Coughlin's anti-Roosevelt oratory became more shrill when World War II broke out in Europe in 1939 and the administration provided more and more assistance to the Allied governments. In 1940, the larger stations in Coughlin's radio network, acting on the basis of a recent National Association of Broadcasters ruling barring "controversial" speakers, refused to renew his broadcasting contract. When he continued his attacks on the government after Pearl Harbor, his bishop officially silenced him and the Post Office Department banned his weekly newspaper from the mail.
With his newsletter banned, his radio network gone, and his bishop silencing him, Coughlin confined his activities to those of an ordinary parish priest, in 1942. He retired from his pastorate at the Shrine of the Little Flower in 1966. He concerned himself with his newly-built home in Birmingham, Michigan, and still wrote pamphlets denouncing Communism.
Coughlin died on October 27, 1979 at his home in suburban Detroit. He was remembered as the fiery, vibrant, and opinionated priest who followed the directive of his church over his own feelings towards the government. Near his death, Coughlin said he "couldn't take back much of what [he] had said and did in the old days when people still listened to [him]."

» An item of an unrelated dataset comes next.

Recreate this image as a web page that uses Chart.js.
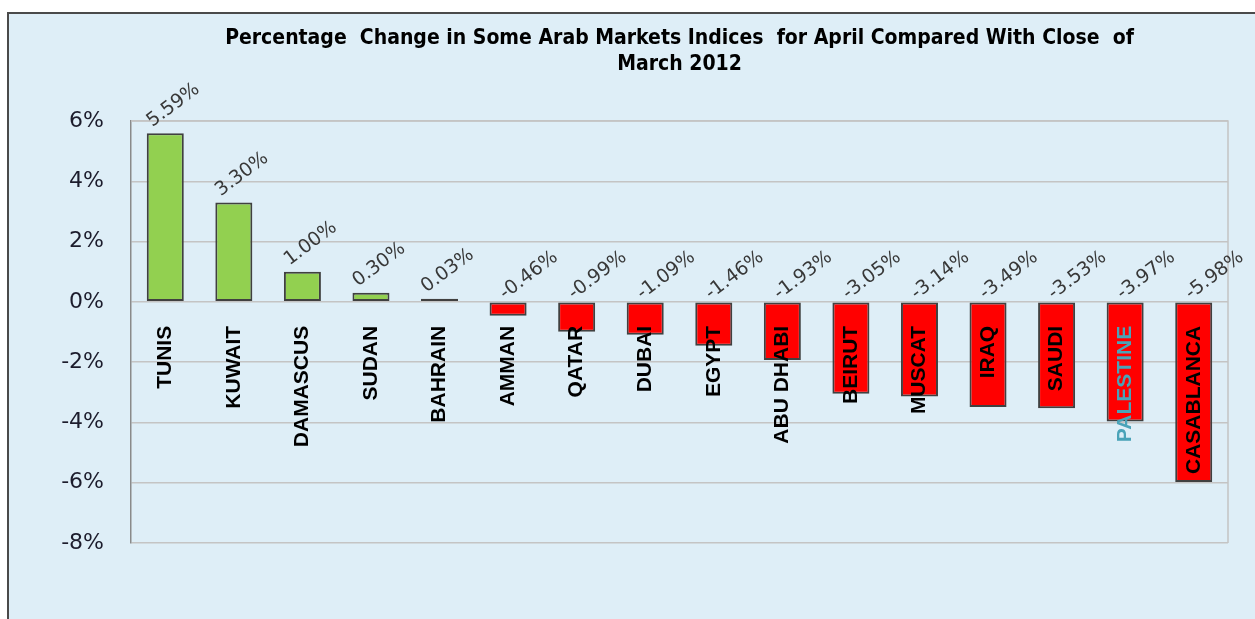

Further Reading on Charles Edward Coughlin
A biography officially authorized by Father Coughlin and written by a close friend and aide is Louis B. Ward Father Charles E. Coughlin (1933), it must be read with great caution. Charles J. Tull Father Coughlin and the New Deal (1965), is a detached, scholarly study of the radio priest's career during the 1930s. A fuller account of the Union party movement of 1936, in which Coughlin was the central figure, is given in David H. Bennett Demagogues in the Depression: American Radicals and the Union Party, 1932-1936 (1969). For information on the upsurge of Catholic social activism in the 1930s, which furnished much of the rationale for Coughlin's activities, see Aaron I. Abell American Catholicism and Social Action: A Search for Social Justice, 1865-1950 (1960). There is also information about Coughlin in Arthur M. Schlesinger, Jr. The Age of Roosevelt (3 vols., 1957-1960), Rexford G. Tugwell The Democratic Roosevelt (1957), and George Wolfskill and John A. Hudson All but the People: Franklin D. Roosevelt and His Critics, 1933-1939 (1969). Coughlin's obituary appears in the October 28, 1979 issue of the New York Times.